Venetia Berry is a British artist using the female form, line drawing and colour to create her stylistic artworks. Her inspiration is always the female nude and she uses pure lines to simplify the body and abstractly depict the human form. Venetia has exhibited at galleries across London including Noho Studios, Saatchi Gallery, Alex Eagle Studio and Hauser and Wirth. She has also worked and collaborated with the likes of Paradise Row, Augustinus Bader, Desmond & Dempsey and Help Refugees UK. Her work can be purchased through Partnership Editions where new pieces of hers are released each month.
We visited Venetia in her beautifully bright and colourful studio on a blustery February morning to talk about her work as well as her inspiration and the places that inspire her the most.
Can you tell us a bit about your education and career path so far?
I first studied out in Florence at Charles Cecil, where my passion for art was really solidified. I had a place at Bristol to read Politics, but after meeting lots of Leith School of Art students in Florence, I managed to get a last minute place at Leith up in Edinburgh. I studied painting at Leith and was in Edinburgh for three years. I then moved back down to London and studied at the Royal Drawing School in Shoreditch for a year. Since then, I have been in my studio in Brixton. I’ve now had three solo exhibitions, two at Alex Eagle Studio and my most recent one at Noho Studios.
The female form is the driving force behind your work – what about it continues to inspire you?
I spent most of my young life as a very devout tomboy, rejecting my body and its femininity. I now think part of my work is about embracing that part of me I spent so many years rejecting. It is amazing how many people have a continued battle with their bodies. I would like to be the person who helps people realise that we are so much more than our bodies! A lot has changed in the last few years, but so much more needs to be done in the media. I am not sure I will ever tire of the female form, it means so much to me in so many varying layers and I love to be able to work with it in such an abstract way.
What is your biggest career achievement to date?
I was really proud of my last exhibition, ‘Stretch Marks’ at Noho Studios in 2018.
Any favourite colour combinations?
So many! I love pink and red, or pink and green, anything with French ultramarine!
Which city or place in the world inspires you the most?

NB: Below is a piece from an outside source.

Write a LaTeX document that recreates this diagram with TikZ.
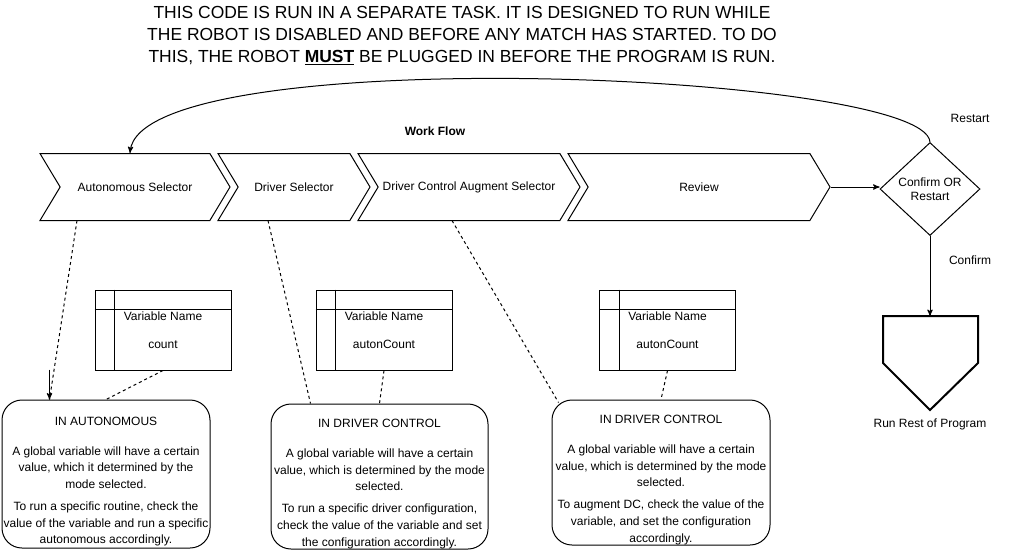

Such a tricky question! I really love New York. One of my sisters lived there for five years and I used to visit fairly regularly, but I haven’t been back for a few years. I just love walking around MOMA. There is such a buzz to New York that I haven’t found anywhere else. There is almost an anxiety to that kind of inspiration – so much going on and so little time! If I was looking for a more tranquil way to be inspired, I immediately think of Italy and the beautiful colours and light. I am a Londoner at heart though and I can find inspiration easily wandering around or through the countless wonderful shows that London has to offer.
What items in your studio could you not live/work without?
I love my mood board, it has been the same for ages, but I love how something can catch my eye and inspire me in some way. I also love my art books. I would be pretty lost without my kettle and sofa too!
Are you reading anything right now?
Yes, I love reading. I am finishing off ‘Girl, Woman, Other’ by Bernadine Evaristo and I am just starting ‘Late in the Day’ by Tess Hadley for my book club. I have also just finished listening on audible to ‘How to Break Up with Fast Fashion’ by Lauren Bravo.
When you’re not busy in the studio, what do you like doing?
I love cooking and testing out new recipes, or just flicking through cookery books. I love spending a Saturday at the pub with friends or going and hanging out with my family and my 18 month old niece. I also love going to exhibitions, although I am usually quite anti-social and much prefer going alone.
Is there a place for sustainability in your work?
Definitely. I am so keen to be as sustainable as possible. I have recently stopped buying any art materials with animal product in; you would be surprised at how many do! I now work a lot more with water-based products – when working with oils there are so many chemicals involved that are harmful to the environment. I try to waste as little paint as possible too. My main problem is when I order my materials from other companies; they come in so much plastic packaging. I keep it all and try to reuse it, but sometimes it is so unnecessary.
What is your favourite Evermore scent and why?
I adore Moon. It’s such a timeless and delicious smell – I can’t imagine ever getting bored of it and I can’t imagine anyone not liking it. I love how it’s smoky and musky, but not too heavy.